**Information supplied:**
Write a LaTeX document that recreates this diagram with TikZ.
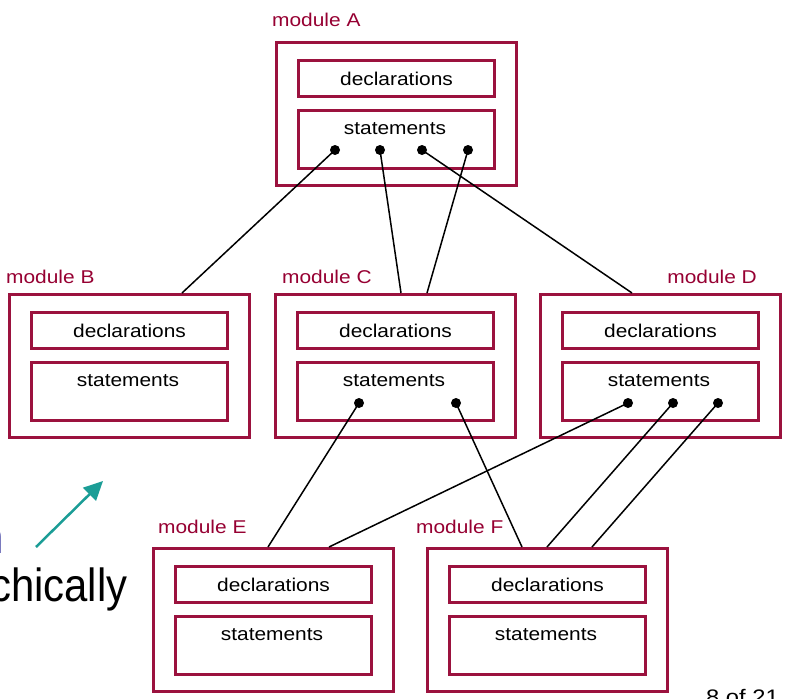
\documentclass[tikz,border=0pt]{standalone}
\usepackage{graphicx}
\usepackage{fontspec}
\setmainfont{Liberation Sans}
\usetikzlibrary{arrows.meta}
\definecolor{modred}{RGB}{155,18,62}
\definecolor{modtxt}{RGB}{150,0,50}
\definecolor{tealarrow}{RGB}{27,157,150}
\definecolor{navytxt}{RGB}{20,20,140}
\newcommand{\wtxt}[1]{\scalebox{1.13}[1]{#1}}
\newcommand{\ntxt}[1]{\scalebox{0.9}[1]{#1}}
\tikzset{
  outerbox/.style={draw=modred, line width=3pt, minimum width=240pt, minimum height=143pt, anchor=north west, inner sep=0pt},
  declbox/.style={draw=modred, line width=3pt, minimum width=196pt, minimum height=36pt, anchor=north west, inner sep=0pt, font=\fontsize{18.5}{22}\selectfont},
  stmtbox/.style={draw=modred, line width=3pt, minimum width=196pt, minimum height=58pt, anchor=north west, inner sep=0pt},
  txt/.style={inner sep=0pt, font=\fontsize{18.5}{22}\selectfont},
  lbl/.style={inner sep=0pt, text=modtxt, font=\fontsize{18.5}{22}\selectfont},
  dot/.style={circle, fill=black, inner sep=0pt, minimum size=10pt},
  conn/.style={draw=black, line width=1.5pt},
  bigtxt/.style={inner sep=0pt, font=\fontsize{46.5}{50}\selectfont},
  module/.pic={
    \node[outerbox] (-o) at (0,0) {};
    \node[declbox] (-d) at (22,18) {\wtxt{declarations}};
    \node[stmtbox] (-s) at (22,68) {};
    \node[txt, anchor=base] (-t) at (120,93) {\wtxt{statements}};
  }
}
\begin{document}
\begin{tikzpicture}[x=1pt, y=-1pt]
\useasboundingbox (0,0) rectangle (794,698);
\clip (0,0) rectangle (794,698);

% modules
\pic (A) at (275,41) {module};
\pic (B) at (8,293) {module};
\pic (C) at (274,293) {module};
\pic (D) at (539,293) {module};
\pic (E) at (152,547) {module};
\pic (F) at (426,547) {module};

% module labels
\node[lbl, anchor=base west] (Alab) at (272,27) {\wtxt{module A}};
\node[lbl, anchor=base west] (Blab) at (6,283) {\wtxt{module B}};
\node[lbl, anchor=base west] (Clab) at (282,283) {\wtxt{module C}};
\node[lbl, anchor=base east] (Dlab) at (757,283) {\wtxt{module D}};
\node[lbl, anchor=base west] (Elab) at (158,533) {\wtxt{module E}};
\node[lbl, anchor=base west] (Flab) at (416,533) {\wtxt{module F}};

% dots
\node[dot] (a1) at (335,150) {};
\node[dot] (a2) at (380,150) {};
\node[dot] (a3) at (422,150) {};
\node[dot] (a4) at (468,150) {};
\node[dot] (c1) at (359,403) {};
\node[dot] (c2) at (456,403) {};
\node[dot] (d1) at (628,403) {};
\node[dot] (d2) at (673,403) {};
\node[dot] (d3) at (718,403) {};

% connector ends on box tops
\coordinate (bt1) at (182,293);
\coordinate (ct1) at (401,293);
\coordinate (ct2) at (427,293);
\coordinate (dt1) at (632,293);
\coordinate (et1) at (268,547);
\coordinate (et2) at (329,547);
\coordinate (ft1) at (522,547);
\coordinate (ft2) at (547,547);
\coordinate (ft3) at (592,547);

\draw[conn] (a1.center) -- (bt1);
\draw[conn] (a2.center) -- (ct1);
\draw[conn] (a4.center) -- (ct2);
\draw[conn] (a3.center) -- (dt1);
\draw[conn] (c1.center) -- (et1);
\draw[conn] (c2.center) -- (ft1);
\draw[conn] (d1.center) -- (et2);
\draw[conn] (d2.center) -- (ft2);
\draw[conn] (d3.center) -- (ft3);

% teal arrow
\coordinate (arS) at (36,547);
\coordinate (arE) at (103,481);
\draw[tealarrow, line width=2.5pt, -{Triangle[length=19pt,width=18pt]}] (arS) -- (arE);

% partial slide text
\node[bigtxt, text=navytxt, anchor=base west] (prevline) at (-20,553) {\ntxt{n}};
\node[bigtxt, anchor=base west] (hier) at (-10,601) {\ntxt{chically}};
\node[txt, anchor=base west, font=\fontsize{21}{24}\selectfont] (pageno) at (706,704) {\wtxt{8 of 21}};
\end{tikzpicture}
\end{document}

**Stated task:** Write out the data precisely as given, excluding the pictures.

**Response to this task:**
Write a LaTeX document that recreates this diagram with TikZ.
\documentclass[tikz,border=0pt]{standalone}
\usepackage{graphicx}
\usepackage{fontspec}
\setmainfont{Liberation Sans}
\usetikzlibrary{arrows.meta}
\definecolor{modred}{RGB}{155,18,62}
\definecolor{modtxt}{RGB}{150,0,50}
\definecolor{tealarrow}{RGB}{27,157,150}
\definecolor{navytxt}{RGB}{20,20,140}
\newcommand{\wtxt}[1]{\scalebox{1.13}[1]{#1}}
\newcommand{\ntxt}[1]{\scalebox{0.9}[1]{#1}}
\tikzset{
  outerbox/.style={draw=modred, line width=3pt, minimum width=240pt, minimum height=143pt, anchor=north west, inner sep=0pt},
  declbox/.style={draw=modred, line width=3pt, minimum width=196pt, minimum height=36pt, anchor=north west, inner sep=0pt, font=\fontsize{18.5}{22}\selectfont},
  stmtbox/.style={draw=modred, line width=3pt, minimum width=196pt, minimum height=58pt, anchor=north west, inner sep=0pt},
  txt/.style={inner sep=0pt, font=\fontsize{18.5}{22}\selectfont},
  lbl/.style={inner sep=0pt, text=modtxt, font=\fontsize{18.5}{22}\selectfont},
  dot/.style={circle, fill=black, inner sep=0pt, minimum size=10pt},
  conn/.style={draw=black, line width=1.5pt},
  bigtxt/.style={inner sep=0pt, font=\fontsize{46.5}{50}\selectfont},
  module/.pic={
    \node[outerbox] (-o) at (0,0) {};
    \node[declbox] (-d) at (22,18) {\wtxt{declarations}};
    \node[stmtbox] (-s) at (22,68) {};
    \node[txt, anchor=base] (-t) at (120,93) {\wtxt{statements}};
  }
}
\begin{document}
\begin{tikzpicture}[x=1pt, y=-1pt]
\useasboundingbox (0,0) rectangle (794,698);
\clip (0,0) rectangle (794,698);

% modules
\pic (A) at (275,41) {module};
\pic (B) at (8,293) {module};
\pic (C) at (274,293) {module};
\pic (D) at (539,293) {module};
\pic (E) at (152,547) {module};
\pic (F) at (426,547) {module};

% module labels
\node[lbl, anchor=base west] (Alab) at (272,27) {\wtxt{module A}};
\node[lbl, anchor=base west] (Blab) at (6,283) {\wtxt{module B}};
\node[lbl, anchor=base west] (Clab) at (282,283) {\wtxt{module C}};
\node[lbl, anchor=base east] (Dlab) at (757,283) {\wtxt{module D}};
\node[lbl, anchor=base west] (Elab) at (158,533) {\wtxt{module E}};
\node[lbl, anchor=base west] (Flab) at (416,533) {\wtxt{module F}};

% dots
\node[dot] (a1) at (335,150) {};
\node[dot] (a2) at (380,150) {};
\node[dot] (a3) at (422,150) {};
\node[dot] (a4) at (468,150) {};
\node[dot] (c1) at (359,403) {};
\node[dot] (c2) at (456,403) {};
\node[dot] (d1) at (628,403) {};
\node[dot] (d2) at (673,403) {};
\node[dot] (d3) at (718,403) {};

% connector ends on box tops
\coordinate (bt1) at (182,293);
\coordinate (ct1) at (401,293);
\coordinate (ct2) at (427,293);
\coordinate (dt1) at (632,293);
\coordinate (et1) at (268,547);
\coordinate (et2) at (329,547);
\coordinate (ft1) at (522,547);
\coordinate (ft2) at (547,547);
\coordinate (ft3) at (592,547);

\draw[conn] (a1.center) -- (bt1);
\draw[conn] (a2.center) -- (ct1);
\draw[conn] (a4.center) -- (ct2);
\draw[conn] (a3.center) -- (dt1);
\draw[conn] (c1.center) -- (et1);
\draw[conn] (c2.center) -- (ft1);
\draw[conn] (d1.center) -- (et2);
\draw[conn] (d2.center) -- (ft2);
\draw[conn] (d3.center) -- (ft3);

% teal arrow
\coordinate (arS) at (36,547);
\coordinate (arE) at (103,481);
\draw[tealarrow, line width=2.5pt, -{Triangle[length=19pt,width=18pt]}] (arS) -- (arE);

% partial slide text
\node[bigtxt, text=navytxt, anchor=base west] (prevline) at (-20,553) {\ntxt{n}};
\node[bigtxt, anchor=base west] (hier) at (-10,601) {\ntxt{chically}};
\node[txt, anchor=base west, font=\fontsize{21}{24}\selectfont] (pageno) at (706,704) {\wtxt{8 of 21}};
\end{tikzpicture}
\end{document}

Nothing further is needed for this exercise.